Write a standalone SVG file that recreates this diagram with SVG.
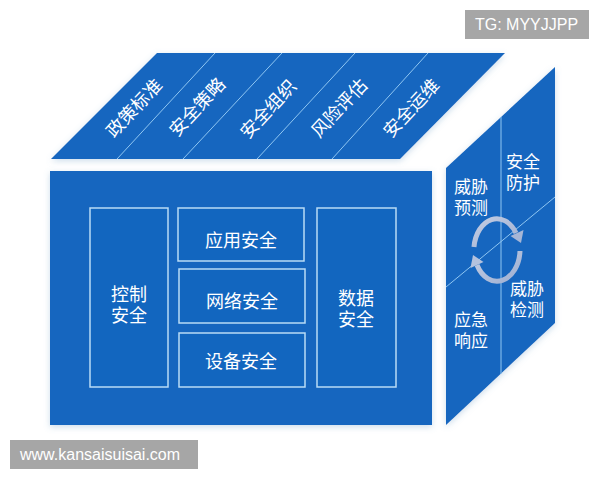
<svg xmlns="http://www.w3.org/2000/svg" width="600" height="480" viewBox="0 0 600 480">
<defs>
<filter id="sh" x="-10%" y="-10%" width="120%" height="120%">
<feDropShadow dx="0" dy="2" stdDeviation="3" flood-color="#6f9cc8" flood-opacity="0.35"/>
</filter>
<linearGradient id="arr" x1="0" y1="0" x2="1" y2="1">
<stop offset="0" stop-color="#c3cde3"/>
<stop offset="1" stop-color="#9fb0d2"/>
</linearGradient>
</defs>
<style>
.face{fill:#1266bf;}
.div{stroke:#8fc6f2;stroke-width:1;fill:none;}
.box{fill:#1266bf;stroke:#b9dcf6;stroke-width:1.5;}
.t{font-family:"Noto Sans CJK SC","Noto Sans",sans-serif;fill:#ffffff;text-anchor:middle;dominant-baseline:central;}
.f18{font-size:18px;}
.f17{font-size:17px;}
.wm{fill:#a6a6a6;}
.wmt{font-family:"Liberation Sans",Arial,sans-serif;font-size:16px;fill:#ffffff;}
.arc{fill:none;stroke:url(#arr);stroke-width:5;}
</style>
<rect width="600" height="480" fill="#ffffff"/>

<g id="top-face">
<polygon class="face" filter="url(#sh)" points="157,53 505,53 400,159 51,159"/>
<g id="top-dividers">
<line class="div" x1="215" y1="53" x2="117" y2="159"/>
<line class="div" x1="282" y1="53" x2="183" y2="159"/>
<line class="div" x1="355" y1="53" x2="257" y2="159"/>
<line class="div" x1="428" y1="53" x2="332" y2="159"/>
</g>
<text class="t f18" transform="rotate(-47 133 107)" x="133" y="107">政策标准</text>
<text class="t f18" transform="rotate(-47 196 106)" x="196" y="106">安全策略</text>
<text class="t f18" transform="rotate(-47 267 108)" x="267" y="108">安全组织</text>
<text class="t f18" transform="rotate(-47 338 107)" x="338" y="107">风险评估</text>
<text class="t f18" transform="rotate(-47 410 107)" x="410" y="107">安全运维</text>
</g>

<g id="front-face">
<rect class="face" filter="url(#sh)" x="50" y="171" width="382" height="254"/>
</g>
<g id="control">
<rect class="box" x="90" y="208" width="78" height="179"/>
<text class="t f18"><tspan x="129" y="293">控制</tspan><tspan x="129" y="314">安全</tspan></text>
</g>
<g id="app">
<rect class="box" x="178" y="208" width="126" height="53"/>
<text class="t f18" x="241" y="239">应用安全</text>
</g>
<g id="network">
<rect class="box" x="179" y="269" width="126" height="54"/>
<text class="t f18" x="242" y="300">网络安全</text>
</g>
<g id="device">
<rect class="box" x="179" y="333" width="126" height="54"/>
<text class="t f18" x="241" y="360">设备安全</text>
</g>
<g id="data">
<rect class="box" x="317" y="208" width="79" height="179"/>
<text class="t f18"><tspan x="356" y="297">数据</tspan><tspan x="356" y="318">安全</tspan></text>
</g>

<g id="side-face">
<polygon class="face" filter="url(#sh)" points="446,168 555,67 555,323 446,425"/>
<line class="div" x1="501" y1="117" x2="501" y2="374"/>
<line class="div" x1="446" y1="287" x2="555" y2="197"/>
</g>
<g id="protect">
<text class="t f17"><tspan x="523" y="160">安全</tspan><tspan x="523" y="181">防护</tspan></text>
</g>
<g id="predict">
<text class="t f17"><tspan x="471" y="185">威胁</tspan><tspan x="471" y="206">预测</tspan></text>
</g>
<g id="detect">
<text class="t f17"><tspan x="527" y="287">威胁</tspan><tspan x="527" y="308">检测</tspan></text>
</g>
<g id="response">
<text class="t f17"><tspan x="471" y="318">应急</tspan><tspan x="471" y="339">响应</tspan></text>
</g>

<g id="connectors">
<path class="arc" d="M 474 247 A 23 32 0 0 1 516 233"/>
<polygon fill="#a6b6d6" points="521,243 510.5,236 523.5,230"/>
<path class="arc" d="M 520 251 A 23 32 0 0 1 477 265"/>
<polygon fill="#b4c2de" points="473,255 483.5,262 470.5,268"/>
</g>

<g id="watermarks">
<rect class="wm" x="465" y="10" width="124" height="29"/>
<text class="wmt" x="475" y="30">TG: MYYJJPP</text>
<rect class="wm" x="10" y="440" width="188" height="29"/>
<text class="wmt" x="20" y="460">www.kansaisuisai.com</text>
</g>
</svg>
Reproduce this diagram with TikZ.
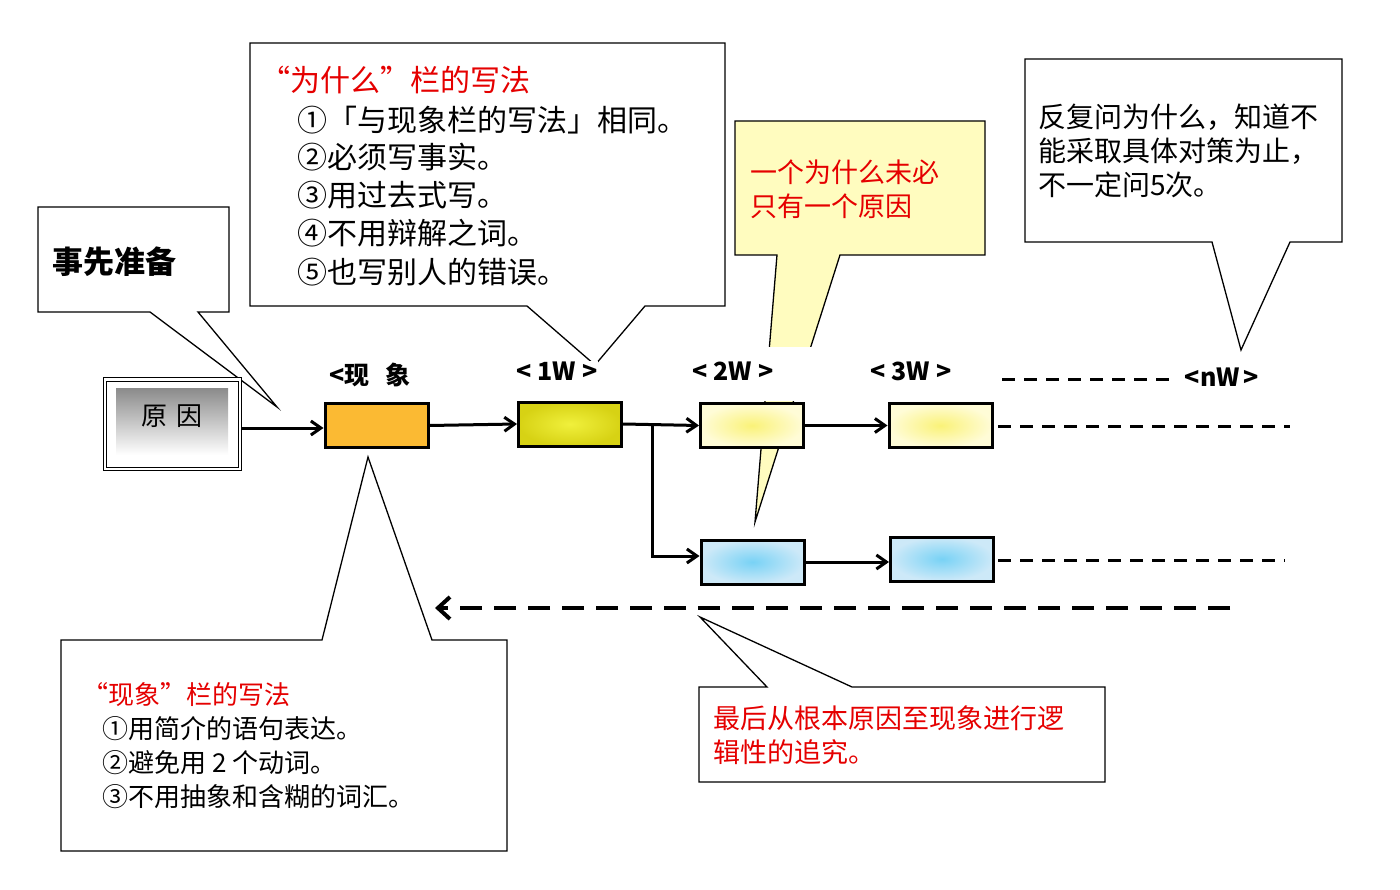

━━━

▸ **GIVEN PROBLEM**
Check each line of the records above for "this", and copy those that have it.

▸ **TASK RESULT**
Write a standalone SVG file that recreates this diagram with SVG.
Reproduce this diagram with TikZ.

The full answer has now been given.